Why iron ore prices will rise
Here's why Iron Ore contract prices will rise 20%
The market should work out the whole iron ore import price game being played by the Chinese is just a game. It's the Government simply trying to pull the smaller steelmakers into line, and let the big guys like Baosteel negotiate for them as a group, rather than have 40 different mills all signing agreements on their own and sending spot prices to the moon. The Chinese have played games with so many commodities in the past 12 months, copper, nickel, manganese, soy beans etc. This is just another, and look how spectacularly their copper price manipulation efforts backfired.
Here are 7 simple reasons to keep buying the 2 major iron ore players
1) Speaking last week to iron ore companies in Perth they reminded us of one simple fact. You cannot turn off a blast furnace. If you do, it takes you over 6 months to re-start even a mid-sized blast furnace and get it working up to nameplate capacity again. Are you really of the belief that hundreds of Chinese steel mills are going to produce ZERO over the next 6 to 12 months or more? Of course they won't.
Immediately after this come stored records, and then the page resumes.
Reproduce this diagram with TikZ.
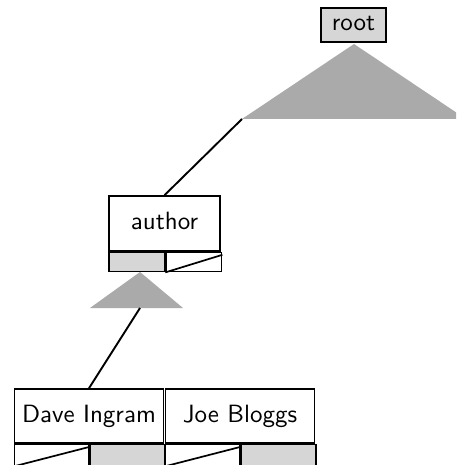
\documentclass[tikz,border=0pt]{standalone}
\usetikzlibrary{calc}
\definecolor{cellgray}{HTML}{D6D6D6}
\definecolor{trigray}{HTML}{AAAAAA}
\newcommand{\boxtext}[1]{\scalebox{2.5}{\fontsize{10}{12}\selectfont\sffamily #1}}
\begin{document}
\begin{tikzpicture}[x=1pt,y=-1pt]
\tikzset{
  box/.style={draw, line width=1.6pt, fill=white, inner sep=0pt,
    text height=18pt, text depth=6pt},
  cell/.style={draw, line width=1.6pt, fill=white, inner sep=0pt, anchor=north west},
  ptr/.style={cell, fill=cellgray},
  tri/.style={fill=trigray},
  link/.style={line width=1.9pt},
  diag/.style={line width=1.7pt},
}
\useasboundingbox (0,0) rectangle (456,465);
\clip (0,0) rectangle (456,465);

% root
\node[box, fill=cellgray, minimum width=65pt, minimum height=34pt] (root) at (353.5,25) {\boxtext{root}};
\coordinate (t1apex) at (354,44);
\coordinate (t1l) at (242,119);
\coordinate (t1r) at (466,119);
\fill[tri] (t1apex) -- (t1l) -- (t1r) -- cycle;

% author
\node[box, minimum width=111pt, minimum height=55pt] (author) at (164.5,223.5) {\boxtext{author}};
\node[ptr, minimum width=55.5pt, minimum height=19pt] (authorL) at (author.south west) {};
\node[cell, minimum width=55.5pt, minimum height=19pt] (authorR) at (authorL.north east) {};
\draw[diag] (authorR.south west) -- ($(authorR.north east)+(0,3)$);

\draw[link] (t1l) -- (author.north);

% small triangle
\coordinate (t2apex) at (140,272);
\coordinate (t2l) at (90,308);
\coordinate (t2r) at (183,308);
\coordinate (t2m) at (140,308);
\fill[tri] (t2apex) -- (t2l) -- (t2r) -- cycle;

% children
\node[box, minimum width=149pt, minimum height=54pt] (dave) at (89,416) {\boxtext{Dave Ingram}};
\node[box, minimum width=149pt, minimum height=54pt] (joe) at (240,416) {\boxtext{Joe Bloggs}};

\node[cell, minimum width=74.5pt, minimum height=22.5pt] (daveL) at (dave.south west) {};
\node[ptr, minimum width=74.5pt, minimum height=22.5pt] (daveR) at (daveL.north east) {};
\draw[diag] ($(daveL.south west)+(0,-1.5)$) -- ($(daveL.north east)+(0,3)$);

\node[cell, minimum width=74.5pt, minimum height=22.5pt] (joeL) at (joe.south west) {};
\node[ptr, minimum width=74.5pt, minimum height=22.5pt] (joeR) at (joeL.north east) {};
\draw[diag] ($(joeL.south west)+(0,-1.5)$) -- ($(joeL.north east)+(0,3)$);

\draw[link] (t2m) -- (dave.north);
\end{tikzpicture}
\end{document}
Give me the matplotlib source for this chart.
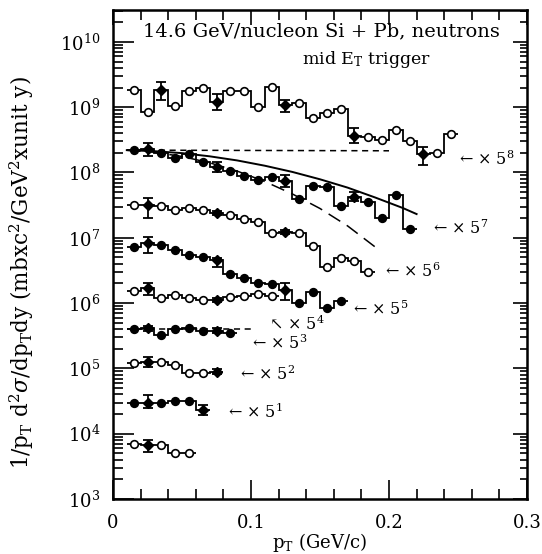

2) The Chinese rely on imported iron ore for around 60% of their iron ore needs, with the rest supplied by lower grade Chinese domestic ore. Chinese iron ore imports were up 37% in February to 24.9m tonnes. For the first two months of 2006 they are up 31% to 51mt.There is no way they will be able to feed their own mills within a few months with domestic stockpiles estimated at only 2 months, and at the same time watch rivals like the Koreans, Indians, and Japanese lock in the supply. Spot prices are 35% above current contract prices.
3) The Indian Government is talking of banning the export of high-grade iron ore. The Indians know they need it for themselves. After Australia (41% of the exports into China), India is the 2nd largest exporter of iron ore to China (25%), and clearly that is going down with the Brazilians in 3rd place down at 14%.
4) The Premier of China, Wen Jiabao, is coming to Australia in April. He ain't just coming to see the Opera House!
5) The iron ore market has never been tighter. Demand growth for iron ore continues unabated. The supply side continues to be constrained. HRC steel prices continue to rise globally as demand improves, and excess inventory is worked through. Strong steel prices show demand for the final product is strong.
6) The major iron ore producers will not give up their pricing power after just one year in the sun. The management and boards of the major players know this is a defining moment for industry pricing power. If they can prove to a sceptical investor base they truly have pricing power, which we think they do, you will see positive P/E ramifications.
7) There have been very almost no new large-scale discoveries of iron ore that can be brought on quickly. Almost all the new projects are in Western Australia and are start up greenfields operations from mining juniors which are at least 2-3 years away from production, assuming the infrastructure gets built on time, which is a big call in this era of cost and time blowouts. Production growth in high grade iron ore will come from the incumbent majors over the next two years, and that won't even meet global demand growth.
We continue to recommend accumulating both BHP and RIO shares through this "uncertainty" period, particularly as this market clearly "waits to be told". It will be told before the Chinese Premier visits here that iron ore contract prices are up another 20% for JFY2006.